Of course the media will play up these ‘victims’ claims of unfair treatment. Too bad. The media should ignore the publicity seekers and do stories about women and children who really do need help. I predict that Ghomeshi will be convicted of the next charge no matter what the evidence is. Political correctness will win the day.
And now my comments about the word… VICTIM – a description I never thought of in terms of myself.
Something about the Ghomeshi case – something about the commentaries keep jogging my brain – reminding me of words spoken and advice given to me 25 years ago. Advice I ignored.
In January I went to Oshawa to help in the by-election of MPP Lorne Coe – who won. When my friends and I walked into the campaign office I was immediately approached by the campaign’s co-chair.
“Hi Mrs. Starr”, she said. “I’m so glad to finally meet you. Thanks for travelling so far to help us. And I still have the fridge magnet”.
Now, for those of you who are wondering what the magnet is all about, you are too young to continue reading this blog. For the rest of you – it was a set-up that changed the course of history – at least for me.
And the term Victim, being overused and bandied about by so many relevant to Ghomeshi, suddenly hit home for me. Being a victim covers more than sexual contacts. It has to do with following the old path of female expectations – of seeing men as heroes and as loyal protectors.

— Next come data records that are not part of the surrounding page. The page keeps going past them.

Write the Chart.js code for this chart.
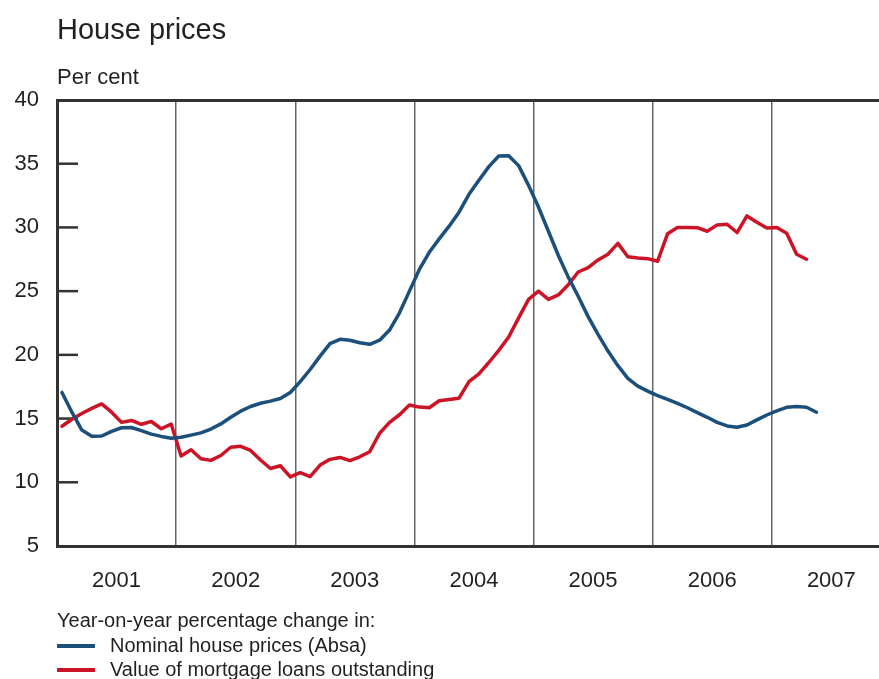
<!DOCTYPE html>
<html>
<head>
<meta charset="utf-8">
<script src="https://cdn.jsdelivr.net/npm/chart.js@4/dist/chart.umd.min.js"></script>
<style>
html,body{margin:0;padding:0;background:#fff;}
#wrap{position:relative;width:879px;height:679px;overflow:hidden;}
</style>
</head>
<body>
<div id="wrap"><canvas id="c" width="879" height="679"></canvas></div>
<script>
const years = ['2001','2002','2003','2004','2005','2006','2007'];
const yTicks = [5,10,15,20,25,30,35,40];
const titleText = 'House prices';
const unitText = 'Per cent';
const legendTitle = 'Year-on-year percentage change in:';
const seriesNames = ['Nominal house prices (Absa)','Value of mortgage loans outstanding'];
// Monthly values, Jan 2001 onwards
const housePrices = [
  17.05,15.5,14.1,13.62,13.63,14.0,14.28,14.3,14.05,13.78,13.6,13.45,
  13.53,13.7,13.88,14.18,14.58,15.1,15.58,15.95,16.2,16.37,16.58,17.05,
  17.9,18.85,19.9,20.88,21.22,21.15,20.95,20.83,21.15,21.95,23.3,25.0,
  26.7,28.05,29.1,30.1,31.2,32.6,33.7,34.77,35.6,35.62,34.85,33.3,
  31.6,29.7,27.8,26.1,24.6,23.0,21.6,20.3,19.15,18.15,17.55,17.15,
  16.8,16.5,16.2,15.85,15.47,15.1,14.7,14.42,14.32,14.5,14.9,15.28,
  15.6,15.88,15.94,15.89,15.5
];
const mortgageLoans = [
  14.4,14.95,15.4,15.8,16.15,15.5,14.7,14.85,14.55,14.77,14.2,14.57,
  12.06,12.55,11.85,11.72,12.1,12.75,12.82,12.5,11.75,11.08,11.3,10.42,
  10.75,10.45,11.35,11.8,11.95,11.7,12.0,12.4,13.85,14.7,15.3,16.07,
  15.9,15.85,16.4,16.5,16.6,17.9,18.5,19.4,20.35,21.4,22.9,24.35,
  25.0,24.35,24.7,25.5,26.5,26.85,27.45,27.9,28.75,27.7,27.6,27.55,
  27.35,29.5,30.0,30.0,29.98,29.7,30.2,30.25,29.6,30.9,30.4,29.95,
  30.0,29.55,27.9,27.5
];

const BLUE = '#1b4f7c';
const RED = '#cc1426';
const TEXT = '#231f20';
const FONT = "'Liberation Sans', Arial, Helvetica, sans-serif";
Chart.defaults.font.family = FONT;

const toPts = arr => arr.map((v,i)=>({x:i+0.5,y:v}));
const X_MAX = 82.8;

const decor = {
  id:'decor',
  beforeDatasetsDraw(chart){
    const ctx = chart.ctx, a = chart.chartArea, ys = chart.scales.y;
    ctx.save();
    ctx.strokeStyle = '#333'; ctx.lineWidth = 2.5;
    ys.ticks.forEach(t=>{
      if (t.value<=ys.min || t.value>=ys.max) return;
      const py = ys.getPixelForValue(t.value);
      ctx.beginPath(); ctx.moveTo(a.left, py); ctx.lineTo(a.left+21, py); ctx.stroke();
    });
    ctx.restore();
  },
  afterDraw(chart){
    const ctx = chart.ctx, a = chart.chartArea;
    ctx.save();
    ctx.fillStyle = TEXT; ctx.textBaseline='middle'; ctx.textAlign='left';
    ctx.font = '29px '+FONT;
    ctx.fillText(titleText, a.left, 31);
    ctx.font = '22px '+FONT;
    ctx.fillText(unitText, a.left, 78);
    ctx.font = '20px '+FONT;
    ctx.fillText(legendTitle, a.left, 621);
    const rows = [646, 670];
    chart.data.datasets.forEach((ds,i)=>{
      ctx.strokeStyle = ds.borderColor; ctx.lineWidth = 4;
      ctx.beginPath(); ctx.moveTo(a.left, rows[i]); ctx.lineTo(a.left+38, rows[i]); ctx.stroke();
      ctx.fillText(ds.label, a.left+53, rows[i]);
    });
    ctx.restore();
  }
};

new Chart(document.getElementById('c'), {
  type:'line',
  data:{
    datasets:[
      {label:seriesNames[0], data:toPts(housePrices), borderColor:BLUE, borderWidth:3.5, pointRadius:0, tension:0, fill:false, borderJoinStyle:'round', borderCapStyle:'round'},
      {label:seriesNames[1], data:toPts(mortgageLoans), borderColor:RED, borderWidth:3.5, pointRadius:0, tension:0, fill:false, borderJoinStyle:'round', borderCapStyle:'round'}
    ]
  },
  options:{
    responsive:false, animation:false, events:[],
    layout:{padding:{left:0,right:0,top:100,bottom:0}},
    plugins:{legend:{display:false}, tooltip:{enabled:false}, title:{display:false}},
    scales:{
      x:{
        type:'linear', position:'bottom', min:0, max:X_MAX,
        afterBuildTicks(s){ s.ticks = years.map((y,i)=>({value:i*12+6})); },
        ticks:{autoSkip:false, maxRotation:0, padding:22, color:TEXT, font:{size:22},
          callback:(v)=>years[Math.round((v-6)/12)]},
        grid:{drawOnChartArea:false, drawTicks:false, color:'rgba(0,0,0,0)'},
        border:{display:true, color:'#333', width:3},
        afterFit(s){ s.height = 133; }
      },
      xg:{
        type:'linear', position:'top', min:0, max:X_MAX,
        afterBuildTicks(s){ s.ticks = years.slice(1).map((y,i)=>({value:(i+1)*12})); },
        ticks:{display:false},
        grid:{color:'#666', lineWidth:1.5, drawTicks:false},
        border:{display:true, color:'#333', width:3},
        afterFit(s){ s.height = 0; }
      },
      y:{
        min:5, max:40,
        afterBuildTicks(s){ s.ticks = yTicks.map(v=>({value:v})); },
        ticks:{padding:18, color:TEXT, font:{size:22}},
        grid:{drawOnChartArea:false, drawTicks:false, color:'rgba(0,0,0,0)'},
        border:{display:true, color:'#333', width:3},
        afterFit(s){ s.width = 57; }
      }
    }
  },
  plugins:[decor]
});
</script>
</body>
</html>
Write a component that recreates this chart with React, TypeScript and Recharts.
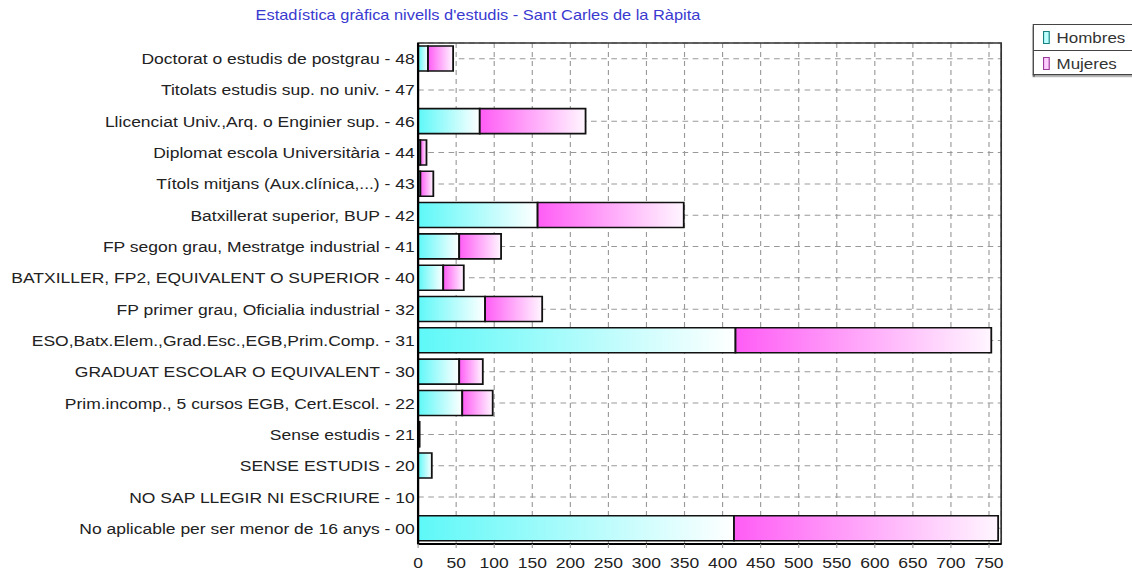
import React from "react";
import {
  BarChart,
  Bar,
  XAxis,
  YAxis,
  CartesianGrid,
  ReferenceArea,
} from "recharts";

const categories = [
  "Doctorat o estudis de postgrau - 48",
  "Titolats estudis sup. no univ. - 47",
  "Llicenciat Univ.,Arq. o Enginier sup. - 46",
  "Diplomat escola Universitària - 44",
  "Títols mitjans (Aux.clínica,...) - 43",
  "Batxillerat superior, BUP - 42",
  "FP segon grau, Mestratge industrial - 41",
  "BATXILLER, FP2, EQUIVALENT O SUPERIOR - 40",
  "FP primer grau, Oficialia industrial - 32",
  "ESO,Batx.Elem.,Grad.Esc.,EGB,Prim.Comp. - 31",
  "GRADUAT ESCOLAR O EQUIVALENT - 30",
  "Prim.incomp., 5 cursos EGB, Cert.Escol. - 22",
  "Sense estudis - 21",
  "SENSE ESTUDIS - 20",
  "NO SAP LLEGIR NI ESCRIURE - 10",
  "No aplicable per ser menor de 16 anys - 00",
];

const hombres = [13, 0, 81, 3, 3, 157, 54, 33, 88, 417, 54, 58, 1, 18, 0, 415];
const mujeres = [33, 0, 139, 8, 17, 192, 55, 27, 75, 336, 31, 40, 1, 0, 0, 347];

const xTicks = [0, 50, 100, 150, 200, 250, 300, 350, 400, 450, 500, 550, 600, 650, 700, 750];
const xMax = 766;

const title = "Estadística gràfica nivells d'estudis - Sant Carles de la Ràpita";

const data = categories.map((name, i) => ({
  name,
  hombres: hombres[i],
  mujeres: mujeres[i],
}));

const font = "'Liberation Sans', Arial, sans-serif";
// the source image is stretched sideways, so the whole chart is too
const stretch = 1.13;

function LegendBox() {
  const row = (label: string, fill: string, edge: string, last: boolean) => (
    <div
      style={{
        height: 25,
        display: "flex",
        alignItems: "center",
        borderBottom: last ? "none" : "1px solid #444",
      }}
    >
      <span
        style={{
          display: "inline-block",
          width: 4,
          height: 11,
          marginLeft: 8,
          marginRight: 6,
          background: fill,
          border: `1px solid ${edge}`,
        }}
      />
      <span style={{ fontSize: 15, color: "#333" }}>{label}</span>
    </div>
  );
  return (
    <div
      style={{
        position: "absolute",
        left: 914,
        top: 24,
        width: 88,
        height: 51,
        fontFamily: font,
        border: "1px solid #444",
        borderRight: "none",
        boxShadow: "0 2px 1px #666",
        background: "#fff",
        boxSizing: "border-box",
      }}
    >
      {row("Hombres", "#bff", "#1b8080", false)}
      {row("Mujeres", "#fcf", "#9a3a9a", true)}
    </div>
  );
}

export default function App() {
  return (
    <div
      style={{
        position: "absolute",
        left: 0,
        top: 0,
        width: 1002,
        height: 573,
        transform: `scaleX(${stretch})`,
        transformOrigin: "0 0",
        background: "#fff",
        overflow: "hidden",
      }}
    >
      <div
        style={{
          position: "absolute",
          left: 0,
          width: 846,
          top: 7,
          textAlign: "center",
          fontFamily: font,
          fontSize: 14.5,
          color: "#3a3ad0",
        }}
      >
        {title}
      </div>
      <BarChart
        width={1002}
        height={573}
        data={data}
        layout="vertical"
        margin={{ top: 43, right: 116, bottom: 0, left: 0 }}
        barCategoryGap={3}
      >
        <defs>
          <linearGradient id="gradH" x1="0" y1="0" x2="1" y2="0">
            <stop offset="0%" stopColor="#5ef8f8" />
            <stop offset="100%" stopColor="#ffffff" />
          </linearGradient>
          <linearGradient id="gradM" x1="0" y1="0" x2="1" y2="0">
            <stop offset="0%" stopColor="#ff5cf5" />
            <stop offset="100%" stopColor="#fff6ff" />
          </linearGradient>
        </defs>
        <ReferenceArea
          x1={0}
          x2={xMax}
          fill="#fff"
          fillOpacity={0}
          stroke="#333"
          strokeWidth={1.5}
          ifOverflow="extendDomain"
        />
        <CartesianGrid stroke="#999" strokeDasharray="5 4" />
        <XAxis
          type="number"
          domain={[0, xMax]}
          ticks={xTicks}
          height={29}
          tickSize={4}
          tickMargin={9}
          axisLine={{ stroke: "#000", strokeWidth: 2 }}
          tickLine={{ stroke: "#999" }}
          tick={{ fill: "#222", fontSize: 15.5, fontFamily: font }}
          interval={0}
        />
        <YAxis
          type="category"
          dataKey="name"
          width={370}
          tickSize={0}
          tickMargin={3}
          interval={0}
          axisLine={{ stroke: "#000", strokeWidth: 2 }}
          tick={{ fill: "#222", fontSize: 15.5, fontFamily: font }}
        />
        <Bar
          dataKey="hombres"
          stackId="a"
          fill="url(#gradH)"
          stroke="#111"
          strokeWidth={1.6}
          isAnimationActive={false}
        />
        <Bar
          dataKey="mujeres"
          stackId="a"
          fill="url(#gradM)"
          stroke="#111"
          strokeWidth={1.6}
          isAnimationActive={false}
        />
      </BarChart>
      <LegendBox />
    </div>
  );
}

Over the years so many people commenting about the Starr Affair have said, “you were really set up and screwed over”. I would protest, loudly and consistently, “no, I wasn’t set up. I’m not that stupid. I did what I had to do – I knew what I was doing”. But now, so many years later, I know that it was a cover for my idiocy in believing that loyalty was paramount – and that it went both ways.
Peterson, McNaughton, Nixon, Borg, Silcox, Grafstein, Scott, Webster, Atkinson, Green, Mendelow, Smitherman, and a Developer or two. All men.
I thought that some were friends – that others were political associates. Five years later I learned that some went after me by talking to the police – others by not talking to the police – others by leaking false information, usually about their friends, and giving me the credit – others by out and out lies. A few of them credited me with antics that would have necessitated my communicating with all of you from a jar at the University of Toronto’s research facility.
It is 25 years later – too late for regrets. Why did I keep quiet and why did I agree to accept those ridiculous pleas in order to “end the chaos”? I was a fool – I believed them – they were smarter than me.
Did some of them succeed politically because of me? For sure.
Did some of them make money because of me? Yes.
Did some benefit from municipal, provincial and federal grant approvals because of me? Yes.
Did some get re-zonings because of me? Yes.
Did I help the community raise millions? I sure did.
But, at the end of the day, I had no defender among them.
“Be quiet – this too shall pass” they promised. It never passed for me. They got away with all of it. I paid for all of it. Is there a statute of limitations on that stuff?
This Ghomeshi brouha has resonated with me. It has made me realize that I became what I never wanted to be – a Victim. Time to change all that.